4.3 Adversarial D_t construction via loss-based selection
For each candidate conversation (x, y) in U, we compute the per-token SFT loss under M_w:
\ell_{M_w}(x, y) = \frac{1}{T} \sum -\log p_{M_w}(y_t \mid x, y_{<t}).
This loss is fully observable to the attacker via log-probability queries and aligns with the training objective. We then rank candidates based on \ell_{M_w} and define two selection strategies:
- High-loss selection. D_t consists of the top k examples with the largest loss. These examples are where M_w disagrees most strongly with the Alpaca distribution. If Alpaca is closer to the pre-training data than the radioactive distribution (a plausible assumption), pushing the model to fit these high-loss regions should counteract the distortion introduced by D_w.
- Random selection. D_t is a uniform random subset of U. This baseline approximates the generic continued pre-training regime commonly studied in elasticity work.
By comparing how each strategy changes \Delta \gamma_{D_w} and \Delta \gamma_{D_t}, we can test whether adversarial high-loss examples induce a qualitatively different elastic response from the model.
4.4 Training Curriculum and Elasticity Probes
The training curriculum is organized into three conceptual stages that mirror the elasticity thought experiment.
4.4.1 Stage 0: Base model probe
Before any fine-tuning, we measure \gamma_{D_w}(M_0) and \gamma_{D_t}(M_0). These values define the “rest position” of the spring and are used to compute compression advantages for all subsequent models. No parameters are updated in this stage; it purely establishes a reference.
4.4.2 Stage 1: Radioactive fine-tuning on D_w
We then train a LoRA adapter on D_w^\text{train}, obtaining the watermarked model M_w. The training objective is standard supervised fine-tuning on assistant tokens, with a warmup-stable-decay learning rate schedule. After Stage 1, we re-measure \gamma_{D_w} and \gamma_{D_t} to quantify the watermark-induced displacement. The model at this point is treated as the only object the attacker can access in the subsequent black-box setting.
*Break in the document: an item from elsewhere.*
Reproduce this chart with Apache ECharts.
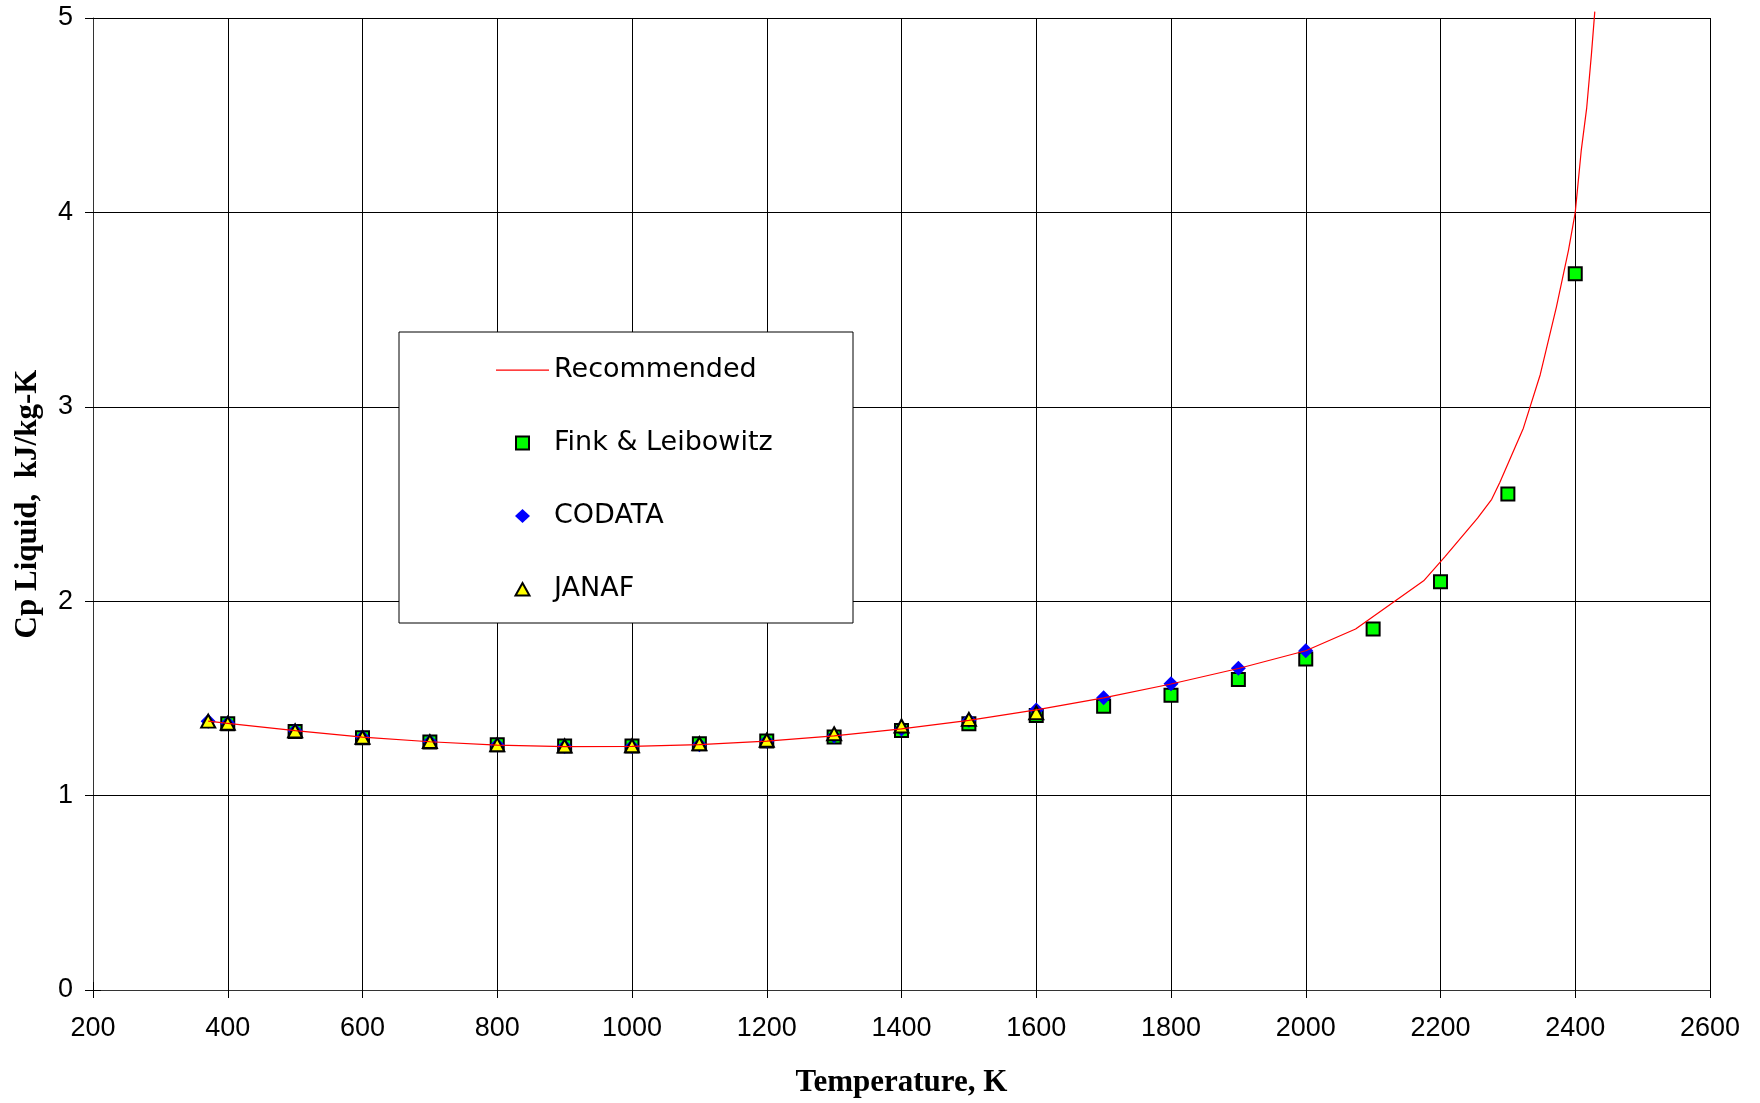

4.4.3 Stage 2: Loss-based Dt construction
With M_w fixed, we score the candidate pool U using the loss function above and select a training set D_t according to one of the strategies (high-loss or random). Importantly, this selection is done once per experiment and cached; the resulting D_t is serialized and reused for all later runs that share the same strategy and size. This makes comparisons across different learning rate schedules or numbers of Dt epochs more meaningful, since they share the same adversarial curriculum.
4.4.4 Stage 3: Adversarial Dt fine-tuning and elasticity measurement
Starting from M_w, we fine-tune on D_t using the same LoRA configuration and WSD schedule as in Stage 1. At regular intervals during this stage, we snapshot the model and perform a standardized elasticity probe:
- Compute \gamma_{D_w} and \gamma_{D_t} under the current model.
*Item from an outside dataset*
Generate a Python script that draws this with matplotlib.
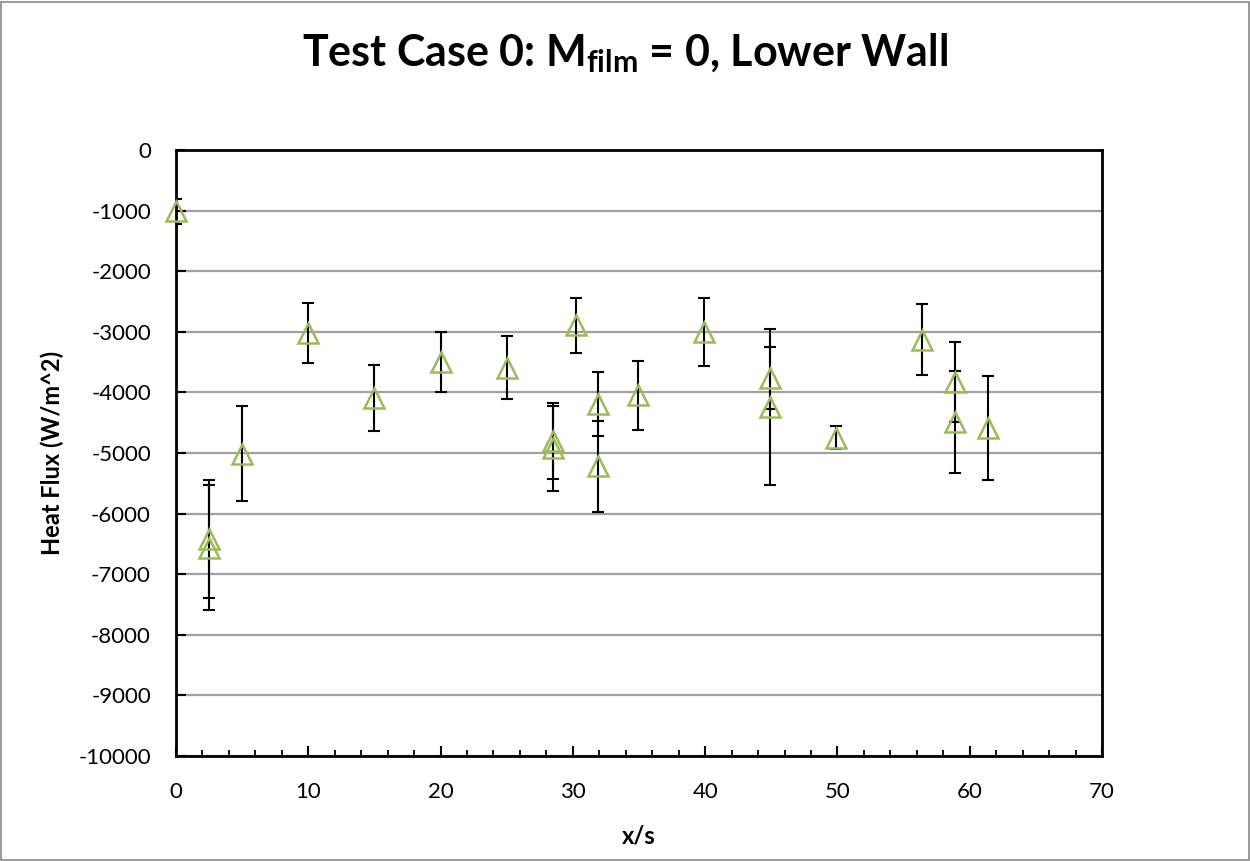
import numpy as np
import matplotlib
matplotlib.use("Agg")
import matplotlib.pyplot as plt
from matplotlib.ticker import MultipleLocator
from matplotlib.patches import Rectangle

plt.rcParams['font.family'] = ['Lato', 'DejaVu Sans']
plt.rcParams['mathtext.fontset'] = 'custom'
plt.rcParams['mathtext.rm'] = 'Lato'
plt.rcParams['mathtext.bf'] = 'Lato:bold'
plt.rcParams['axes.unicode_minus'] = False

# Data
x_pos = [0, 2.5, 2.5, 5, 10, 15, 20, 25, 28.5, 28.5, 30.2, 31.9, 31.9,
         34.9, 39.9, 44.9, 44.9, 49.9, 56.4, 58.9, 58.9, 61.4]
heat_flux = [-1013, -6413, -6562, -5013, -3020, -4094, -3499, -3592, -4805, -4921,
             -2893, -4198, -5223, -4050, -3003, -3757, -4243, -4749, -3129,
             -3829, -4490, -4584]
flux_err = [210, 975, 1035, 780, 500, 545, 490, 525, 630, 700,
            450, 530, 749, 570, 560, 510, 1290, 190, 590,
            661, 835, 857]

fig = plt.figure(figsize=(12.5, 8.61), dpi=100)
ax = fig.add_axes([0.1408, 0.1220, 0.7408, 0.7038])

ax.errorbar(x_pos, heat_flux, yerr=flux_err, fmt='none', ecolor='black',
            elinewidth=1.5, capsize=4.5, capthick=1.5, zorder=3)
ax.plot(x_pos, heat_flux, linestyle='none', marker='^', markersize=14,
        markerfacecolor='none', markeredgecolor='#9BBB59', markeredgewidth=1.8,
        zorder=4, clip_on=False)

ax.set_xlim(0, 70)
ax.set_ylim(-10000, 0)
ax.xaxis.set_major_locator(MultipleLocator(10))
ax.xaxis.set_minor_locator(MultipleLocator(2))
ax.yaxis.set_major_locator(MultipleLocator(1000))

ax.yaxis.grid(True, color='#a0a0a0', linewidth=1.6)
ax.set_axisbelow(True)

for sp in ax.spines.values():
    sp.set_linewidth(2)
    sp.set_color('black')

ax.tick_params(axis='both', which='major', direction='in', length=7, width=1.5,
               labelsize=16)
ax.tick_params(axis='x', which='major', pad=19)
ax.tick_params(axis='x', which='minor', direction='in', length=4, width=1.3)
ax.tick_params(axis='y', pad=18)

ax.set_xlabel('x/s', fontsize=17, fontweight='bold', labelpad=16)
ax.set_ylabel('Heat Flux (W/m^2)', fontsize=17, fontweight='bold', labelpad=10)

fig.text(0.5, 0.938, r'Test Case 0: $\mathbf{M_{film}}$ = 0, Lower Wall',
         ha='center', va='center', fontsize=31, fontweight='bold')

fig.patches.append(Rectangle((0.001, 0.001), 0.998, 0.997, transform=fig.transFigure,
                             fill=False, edgecolor='#888888', linewidth=1.2))

fig.savefig('out.png', dpi=100)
- Convert these into compression advantages relative to M_0.
- Evaluate validation NLL on D_w^\text{eval} and D_t^\text{eval}.
The trajectories of \Delta \gamma_{D_w} and \Delta \gamma_{D_t} over Dt steps are then interpreted as the motion of the model under the adversarial force induced by D_t. In the ideal un-watermarking scenario, high-loss D_t would cause \Delta \gamma_{D_w} to decrease while maintaining positive \Delta \gamma_{D_t}, indicating that the model is regaining “generic” behavior without catastrophic degradation.
You can click on the callout below to view more specifics of our setup.
Model and infrastructure
| Component | Choice |
|---|---|
| Base model M_0 | LLaMA-family 8B model27 |
| Adaptation | LoRA (rank 32) |
| Framework | Tinker (training + logprobs) |
| Max sequence length | 512 tokens |
Datasets
| Role | Source |
|---|---|
| D_w^\text{train} | Radioactive Maryland corpus28 |
| D_w^\text{eval} | Same as above |
| D_t^\text{eval} | Alpaca-cleaned29 |
| Candidate pool U | Alpaca-cleaned |
| Adversarial D_t | Subset of U |
Hyperparameters
| Quantity | Value / Description |
|---|---|
| Batch size N | 16 conversations per step |
| Learning rate peak | 2\times 10^{-5} (WSD plateau) |
| WSD warmup fraction | 5% of steps |
| WSD decay fraction | 10% of steps |
| Dw epochs | 1 |
| Dt epochs | 1 |
| Validation frequency | every 10 steps |
| Gamma evaluation samples | up to 64 examples per dataset per probe |
5 Results
5.1 Elastic response under random vs loss-based D_t selection
To evaluate elastic un-watermarking, we fix the radioactive fine-tuning stage on D_w and vary only how we construct the adversarial dataset D_t. For each strategy, we start from the same watermarked model M_w and track compression advantages \Delta \gamma_{D_w}(M) and \Delta \gamma_{D_t}(M) as we fine-tune on D_t.
Figure 3 plots these trajectories for two settings on 25\% of our dataset, with the lighter lines showing the true \gamma values and the bold lines showing the time-smoothed averages:
- Random D_t: D_t is a uniform subset of generic Alpaca-style instructions.
- High-loss D_t: D_t is constructed from the same pool, but restricted to examples with the highest SFT loss under M_w.
The x-axis shows the number of D_t SFT steps; the y-axis shows the compression advantage \Delta \gamma_D(M) = \gamma_D(M_0) - \gamma_D(M) in nats per token, for both D_w and D_t.